4. The display device of claim 1, wherein the first gate electrode, the first active layer, the third gate electrode, and the third active layer are each at a higher level than the first gate insulating layer.

5. The display device of claim 4, wherein the second gate insulating layer is also between the first gate electrode and the first active layer.

6. The display device of claim 5, wherein the third gate insulating layer is between the second gate insulating layer and the first active layer.

7. The display device of claim 6, wherein the third gate insulating layer is disposed directly on the second gate insulating layer.

8. The display device of claim 7, wherein the third gate electrode is spaced apart from the third gate insulating layer.

9. The display device of claim 4, wherein the second gate insulating layer is on the first active layer.

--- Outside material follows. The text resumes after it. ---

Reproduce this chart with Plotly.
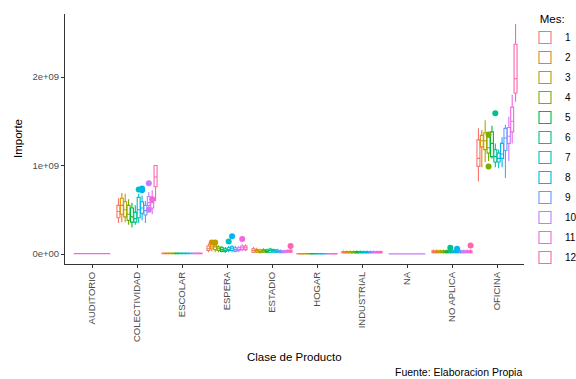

10. The display device of claim 9, further comprising:

a fourth gate insulating layer on the first gate electrode,

wherein the fourth gate insulating layer directly contacts the second gate insulating layer and the third gate insulating layer.

11. The display device of claim 10, wherein the fourth gate insulating layer directly contacts the first gate electrode and the third gate electrode.

12. The display device of claim 10, further comprising:

an electrode of a capacitor on the fourth gate insulating layer,

wherein the electrode of the capacitor overlaps the first gate electrode.

13. The display device of claim 1, further comprising:

a light blocking layer between the substrate and the first active layer,

wherein the light blocking layer overlaps the first active layer in the thickness direction of the display device.

14. The display device of claim 13,

wherein at least one layer selected from among the second active layer and the third active layer does not overlap the light blocking layer in the thickness direction of the display device.

15. The display device of claim 14, wherein the second gate electrode and the light blocking layer are directly on the first gate insulating layer.

16. The display device of claim 1, wherein the first distance is greater than a third distance between the second active layer and the second gate electrode.